Alex Young
Honors Faculty Fellow
What is the focus of your scholarship and how does it shape your teaching at Barrett?
My scholarship focuses on how the contemporary literature and culture in the United States—especially the Western United States—has been shaped by the transnational history of settler colonialism and Indigenous resistance. I draw on my research to teach upper division courses on topics including the Western genre on film and United States gun culture. My focus on our regional culture in its transnational contexts also shapes how I teach The Human Event: as I teach the multicultural history of human history and thought from prehistory to the present, I also work to bring students from the global to the local as we consider texts closer and closer to our lives here in Arizona.
What are you teaching in The Human Event this year that you’re especially excited about?Always a difficult question to answer because I’m excited about a lot of them!
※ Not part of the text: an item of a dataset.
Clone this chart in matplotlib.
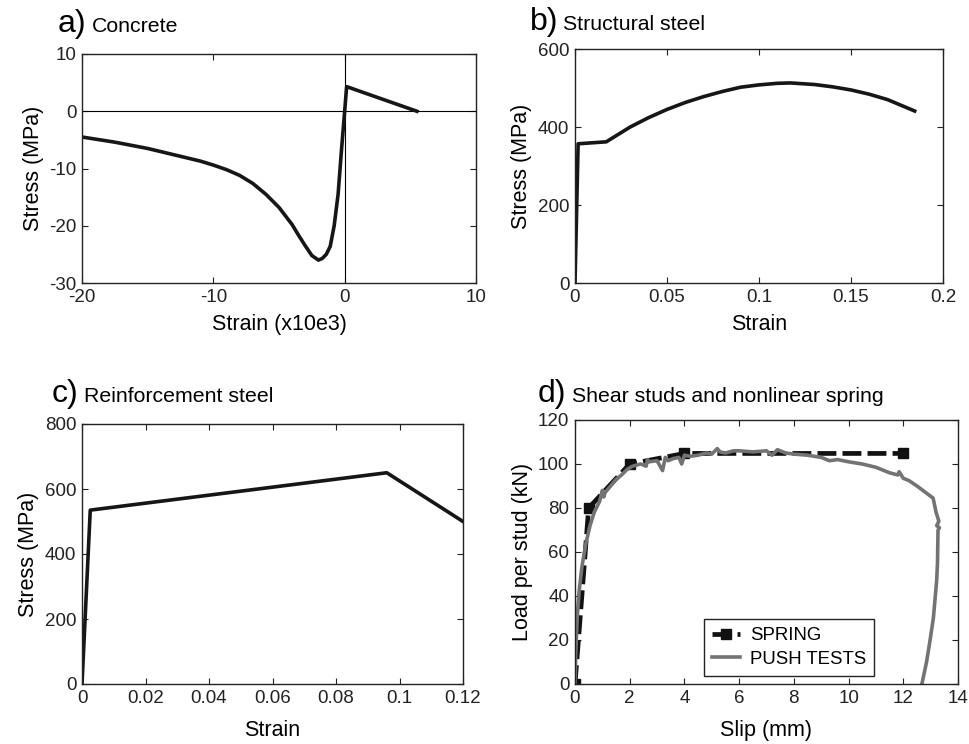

In HON 171, the first half of The Human Event, I enjoy teaching Shakespeare’s Merchant of Venice, which engages questions of ethnic difference and the law in ways that feel startlingly contemporary. In HON 272, I’ve been teaching Lauren Redniss’s multimedia nonfiction book Oak Flat: A Fight for Sacred Land in the American West, which helps students relate the global histories we have been studying to the voices of everyday contemporary Arizonans navigating a conflict in our own backyard.
What is an experience that you’re looking forward to in the year ahead at Barrett?I’m excited to be working with a new research center at ASU, headed by sociologist Jennifer Carlson, called the BRIDGS Center: Bringing Research & Innovation into the Debate on Guns in Society. I’m directing several Barrett seniors working on thesis projects about gun culture, and to be able to put them in touch with Professor Carlson and the many top gun researchers she plans to bring to ASU in the coming year will be really exciting. To be able to coach top-notch students through the research process in conversation with leading scholars from around the country: that really sums up, for me, the most exciting part of the Barrett experience.
Could you share a student success story with us?
One of the cool things about Barrett is that it fosters unlikely interdisciplinary mentorship relationships. I work in the humanities, but I have had close relationships with students going on to work in law, social work, and various medical fields. When I started here, I was surprised when the first medical school applicants asked me for letters of recommendation, but now I relish the opportunity to help round out medical school applications by speaking to the applicants’ communication and critical thinking skills. Recently, Sarah Lopez, a student I had the honor of working with from HON 171 to her thesis, was admitted to The Mayo Clinic’s medical school, where she’s pursuing her dream of pursuing a career in women’s health – I continue to be inspired by Sarah’s story!